I want to ride my bicycle, I want to ride my bike! — Queen 

I’m a thinker, in ways that often confuse those around me as I’m hard pressed to explain my full thought process. I once had a friend tell me we couldn’t hang out any more because he had started to think like me. I didn’t see the problem but apparently not everyone likes the random stream of connections I make constantly. lSed5VXIQnOw7PMfB9ht_IMG_1642

I commute to work daily on my bike. This makes my entire day awesome. I have in the past suffered from anxiety to the point that I make myself sick. This goes way back to when my parents would fight and I’d end up with a stomach ache. Many hundreds of hours of therapy, following The Artist’s Way once, and a slew of coping mechanisms, and I am worry free because I’ve worked hard to identify and manage triggers of my anxiety. I need to exercise. I used to call it my cheap form of psychotherapy. I can’t remember to take an anti-depressant or other pill on a regular basis. But I can always remember to ride my bike, walk the dog, go swimming, hiking or any other endorphin producing activity. I’ve found that my mental and physical state depends on me being active. I often experience a seasonal hibernation lull that is tough to crawl out of but I do, I compete, I race, I perform, mostly for the fun, the adventure, the experience but also for the mental benefits. 

There are easy signals that I see when I start feeling anxious: difficulty falling and staying asleep, lack of motivation to exercise, poor eating habits, irritability, and racing heart. I’m feeling this way now. The cause is easy to pinpoint but the cure is more difficult.

Caring for an aging parent is the cause, the cure is to be better about setting boundaries, maintaining my usual routine to include exercise and balance, and give myself a bit of a break that I’m doing a lot even though there is a whole lot more to do.

I’m a list maker. I often recount all the things I’ve done to both mentally track achievements and keep an account of all the things I’ve done so I know I’m moving toward a goal. In the not so distant past, I would make a list of goals in January and then break them down to achieve them. Buy a house, resolve the outstanding debt, reduce clutter in the house, find my other half, do good work. Just a few of my past goals.

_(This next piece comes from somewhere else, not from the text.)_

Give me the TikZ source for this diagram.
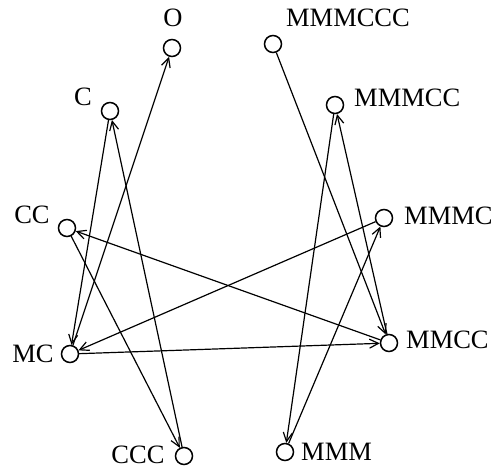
\documentclass[tikz,border=0pt]{standalone}
\usepackage{fontspec}
\setmainfont{Liberation Serif}
\usetikzlibrary{arrows.meta}
\begin{document}
\begin{tikzpicture}[x=1pt,y=-1pt,
  st/.style={circle,draw,line width=1.5pt,minimum size=17pt,inner sep=0pt},
  lab/.style={inner sep=0pt,font=\fontsize{26.5}{26.5}\selectfont},
  edge/.style={line width=1.2pt,-{Straight Barb[length=9pt,width=9pt,line width=1.2pt]}}]
\useasboundingbox (0,0) rectangle (496,470);
\node[st] (O) at (172,48) {};
\node[st] (C) at (110,111) {};
\node[st] (CC) at (67,228) {};
\node[st] (MC) at (70,354) {};
\node[st] (CCC) at (184,456) {};
\node[st] (MMMCCC) at (273,44) {};
\node[st] (MMMCC) at (335,105) {};
\node[st] (MMMC) at (384,218) {};
\node[st] (MMCC) at (389,343) {};
\node[st] (MMM) at (285,452) {};
\node[lab] (lO) at (173,18) {O};
\node[lab] (lC) at (83,97) {C};
\node[lab] (lCC) at (32,215) {CC};
\node[lab] (lMC) at (33,354) {MC};
\node[lab] (lCCC) at (138,455) {CCC};
\node[lab] (lMMMCCC) at (348,18) {MMMCCC};
\node[lab,anchor=west] (lMMMCC) at (354,98) {MMMCC};
\node[lab,anchor=west] (lMMMC) at (404,216) {MMMC};
\node[lab,anchor=west] (lMMCC) at (406,340) {MMCC};
\node[lab,anchor=west] (lMMM) at (301,452) {MMM};
\draw[edge] (MC) -- (O);
\draw[edge] (C) -- (MC);
\draw[edge] (CCC) -- (C);
\draw[edge] (CC) -- (CCC);
\draw[edge] (MMCC) -- (CC);
\draw[edge] (MMMC) -- (MC);
\draw[edge] (MC) -- (MMCC);
\draw[edge] (MMMCCC) -- (MMCC);
\draw[edge] (MMCC) -- (MMMCC);
\draw[edge] (MMMCC) -- (MMM);
\draw[edge] (MMM) -- (MMMC);
\end{tikzpicture}
\end{document}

I right this moment have an urge to list out all the things I did yesterday but I’m resisting because, really, who cares? Okay, here it is: Wrote a new blog entry, weeded and mulched the yard, did laundry, cooked a roasted chicken, made dog food, enjoy breakfast with my husband, call my mom.

What I didn’t do, which was on my list, was go swimming at the pool. It keeps slipping down the list of priorities…much to my own detriment. I’ve been remiss in practicing what I preach so maybe it’s time I adjust myself before I slide much further into a hole.